According to Nikkei Asia, an emerging quadrilateral group,
between the United States, Japan, Australia and the Philippines, has become the
core of Washington's foreign security policy in the Indo-Pacific, quickly
overtaking the Quad in priority.
US
Defense Secretary Lloyd Austin held a series of meetings in Hawaii with his
counterparts from the three countries last Thursday to set an "ambitious
course" for peace, stability and deterrence in the Indo-Pacific. The
four-way alliance has reportedly been nicknamed the "Squad" by
Pentagon officials.
The four nations have held maritime military drills in April
and are expected to hold more later this year.
Ashley Tellis, a senior fellow at the Carnegie Endowment for
International Peace, said the Quad, a gathering of the US, Japan, India and
Australia, has "an appearance of slippage" due to scheduling problems
caused by the elections in India, an upcoming one in the U.S., and the wars in
Europe and the Middle East.
But Tellis said these developments have put the role of the
Quad in perspective.
"Where balancing China is concerned, the Quad is only
one arrow among many in the US quiver," he said. "It has its greatest
value in peacetime.
"In militarized crises and conflict with China, the
minilaterals like AUKUS and the 'Squad', and most importantly, the US-Japan
alliance will prove to be far more important than the Quad," he said.
"That is not to denigrate the Quad. It is simply
underscoring a strategic fact of life," the former special assistant to
President George W. Bush added.
Dhruva Jaishankar, executive director of the Observer
Research Foundation America, said the newfound attention on the Squad grouping
comes at a time when China has fired water cannons at Philippine supply ships
in the South China Sea to prevent delivery of construction materials to the BRP
Sierra Madre, a World War II-era ship grounded on the Second Thomas Shoal to
bolster Manila's sovereignty.
"That's really where China's applying the greatest
pressure at this time, even more than Taiwan, and it's really a test of the US
alliance," Jaishankar said.
China's Foreign Ministry spokesperson has previously said
the water cannon firings were a response to the ships intruding "without
China's permission" and a "serious infringement" on Chinese
sovereignty
New Delhi had hoped to convene a Quad summit earlier in the
year, to coincide with a possible visit by US President Joe Biden visit to
India in January, but the US leader was unable to make it citing a tight
schedule.
India also explored a Quad summit before the Indian
elections that began on April 19, according to Jaishankar.

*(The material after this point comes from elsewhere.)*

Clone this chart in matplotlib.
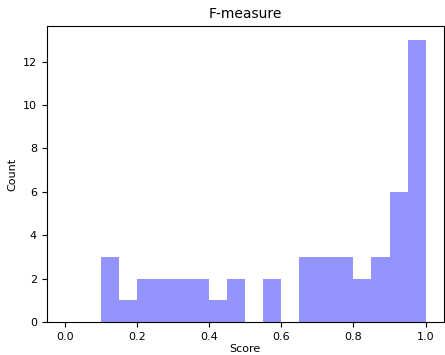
import numpy as np
import matplotlib.pyplot as plt

# histogram bins (width 0.05) and counts
bin_edges = np.linspace(0, 1, 21)
counts = [0, 0, 3, 1, 2, 2, 2, 2, 1, 2, 0, 2, 0, 3, 3, 3, 2, 3, 6, 13]

centers = (bin_edges[:-1] + bin_edges[1:]) / 2

fig, ax = plt.subplots(figsize=(4.45, 3.55), dpi=100)
ax.hist(centers, bins=bin_edges, weights=counts, color="blue", alpha=0.42)
ax.set_title("F-measure", fontsize=10)
ax.set_xlabel("Score", fontsize=8, labelpad=2)
ax.set_ylabel("Count", fontsize=8)
ax.tick_params(labelsize=8)
fig.subplots_adjust(left=0.105, right=0.997, top=0.927, bottom=0.093)
fig.savefig("out.png")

That too was
thwarted by Biden's March 07 State of the Union address and Japanese Prime
Minister Fumio Kishdia's state-level visit to the US on April 10.
"Clearly the triangle of the US, Japan and Australia is
far more important," said Kent Calder, director of the Edwin O. Reischauer
Center for East Asian Studies at the Johns Hopkins School of Advanced
International Studies, adding that "a series of strategic triangles
(including the U.S., Japan and South Korea, and the US, Japan and Philippines)
are really the core of US foreign policy now."
The professor noted that all of these strategic triangles
have clear functional purposes. The Biden administration is "too busy for
more talk shops," he said. "The Quad under current circumstances does
have that problem."
But Lisa Curtis, director of the Indo-Pacific Security
Program at the Center for a New American Security, said the Squad is not a
"replacement" for the Quad and should rather be seen as a supplement.
"India is an important part of the US Indo-Pacific
strategy. It's a critical part," she said.
"In the event that there's any kind of conflict or
crisis, either in the Taiwan Strait or the South China Sea, India will play a
critical role in keeping an eye on the Indian Ocean region and the Malacca
Strait," she said.
The difference between the Quad and the Squad is the
presence of the word "deterrence." Despite its formal name of
Quadrilateral Security Dialogue, the Quad has stayed away from security issues.
Joint statements issued after the past three Quad leaders
summits have included references of "peace" and "stability"
of the region but has never spoken about deterrence.
This is out of consideration for India, who has had a
tradition of non-alignment, more recently known as strategic autonomy.